Colorado River Compact detractors call such talk wishful thinking. The template has changed, they say. And water officials have been slow to adjust to what they call a new reality for the Colorado and its water storage assets. David Haskell, policy director for the environmental group Living Rivers, believes the original compact was signed and allocations made under incorrect assumptions. Tree-ring science, he says, now shows that the 1900s was one of the wettest centuries on record, and that the 1980s - when Lake Powell was filled - was the wettest decade in that wet century. As a result, the compact states have been living large, artificially.
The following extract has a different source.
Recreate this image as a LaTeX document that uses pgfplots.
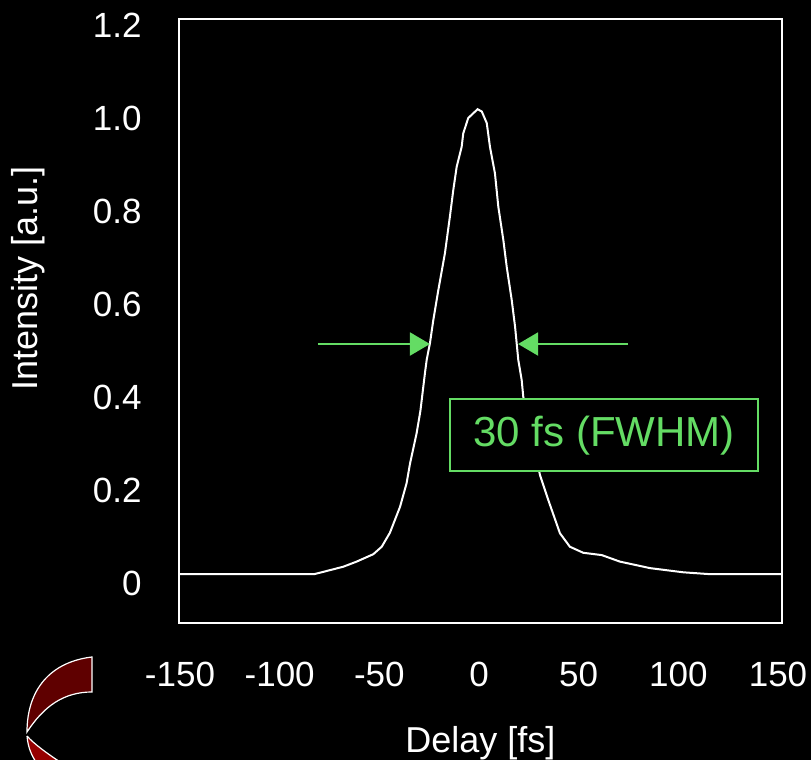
\documentclass[border=0pt]{standalone}
\usepackage{pgfplots}
\pgfplotsset{compat=1.18}
\usetikzlibrary{arrows.meta}
\usepackage{fontspec}
\setmainfont{Liberation Sans}
\definecolor{fwhmgreen}{RGB}{100,220,100}
\definecolor{logodark}{RGB}{95,0,0}
\definecolor{logored}{RGB}{150,0,0}

\begin{document}
\begin{tikzpicture}
\path[fill=black, use as bounding box] (0,0) rectangle (405.5pt,380pt);
% logo corner
\draw[white, line width=0.6pt, fill=logodark]
  (46pt,51.5pt) .. controls (25pt,49pt) and (13.5pt,35pt) .. (13.5pt,14pt)
  .. controls (22pt,27pt) and (32pt,34pt) .. (46pt,34pt) -- cycle;
\draw[white, line width=0.6pt, fill=logored]
  (13.5pt,12pt) .. controls (14pt,6pt) and (16pt,2pt) .. (18pt,-1pt)
  -- (30pt,-1pt) .. controls (24pt,3pt) and (17pt,8pt) .. (13.5pt,12pt);
\begin{axis}[
  at={(89.5pt,68.5pt)}, anchor=south west,
  scale only axis, width=301.5pt, height=302pt,
  xmin=-150.5, xmax=152, ymin=-0.086, ymax=1.213,
  axis line style={white, line width=0.8pt},
  major tick length=0pt,
  xticklabel shift=0pt, yticklabel shift=0pt,
  xtick={-150,-100,-50,0,50,100,150},
  xticklabels={-150,-100,-50,0,50,100,150},
  ytick={0,0.2,0.4,0.6,0.8,1.0,1.2},
  yticklabels={0,0.2,0.4,0.6,0.8,1.0,1.2},
  ticklabel style={white, inner sep=0pt, font=\fontsize{17.5}{20}\selectfont},
  xticklabel style={anchor=base, yshift=-32pt},
  yticklabel style={anchor=east, xshift=-18.5pt},
  xlabel={Delay [fs]},
  ylabel={Intensity [a.u.]},
  xlabel style={at={(axis description cs:0.5,-0.2136)}, anchor=base, inner sep=0pt,
    white, font=\fontsize{18}{20}\selectfont},
  ylabel style={at={(axis description cs:-0.2504,0.57)}, anchor=center,
    white, font=\fontsize{18}{20}\selectfont},
]
\addplot[white, line width=1pt] coordinates {
  (-150.5,0.019) (-82.8,0.019) (-78.1,0.024) (-68.1,0.035) (-61.4,0.046)
  (-53.0,0.062) (-48.8,0.078) (-44.7,0.108) (-39.6,0.164) (-36.3,0.215)
  (-34.6,0.257) (-31.3,0.322) (-29.4,0.370) (-27.1,0.452) (-26.2,0.481)
  (-24.6,0.516) (-22.9,0.566) (-20.4,0.630) (-17.1,0.709) (-14.6,0.788)
  (-12.9,0.845) (-11.2,0.895) (-8.7,0.938) (-7.9,0.967) (-5.4,1.000)
  (-0.7,1.019) (1.4,1.014) (3.9,0.989) (5.5,0.938) (8.0,0.881)
  (9.7,0.809) (12.2,0.738) (13.9,0.680) (16.4,0.609) (18.1,0.551)
  (19.7,0.480) (21.4,0.437) (22.2,0.401) (30.6,0.232) (34.8,0.178)
  (40.6,0.107) (45.6,0.078) (52.3,0.065) (61.6,0.060) (70.7,0.046)
  (85.8,0.032) (102.5,0.023) (115.9,0.019) (152,0.019)
};
% FWHM arrows
\draw[fwhmgreen, line width=1pt, -{Triangle[length=10pt,width=11.5pt]}]
  (axis cs:-80.8,0.514) -- (axis cs:-24.6,0.514);
\draw[fwhmgreen, line width=1pt, -{Triangle[length=10pt,width=11.5pt]}]
  (axis cs:74.8,0.514) -- (axis cs:19.6,0.514);
% label box
\draw[fwhmgreen, line width=1pt, fill=black]
  (axis cs:-14.6,0.241) rectangle (axis cs:140,0.396);
\node[fwhmgreen, font=\fontsize{21}{24}\selectfont, inner sep=0pt]
  at (axis cs:62.7,0.318) {30 fs (FWHM)};
\end{axis}
\end{tikzpicture}
\end{document}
"Saying the compact is working is like sitting in a room full of food and never being hungry," Haskell said. "But now they're down to their last few hamburgers and everything is changing. "What we've got now is a whole lot of demand and less supply," he added. "It worked up until now because it was an extremely wet century and the '80s was an extremely wet decade. Were it not for that decade, Lake Powell would never have been more than half-full. It would be empty now. What you've seen is a system that has been working under very beneficial circumstances."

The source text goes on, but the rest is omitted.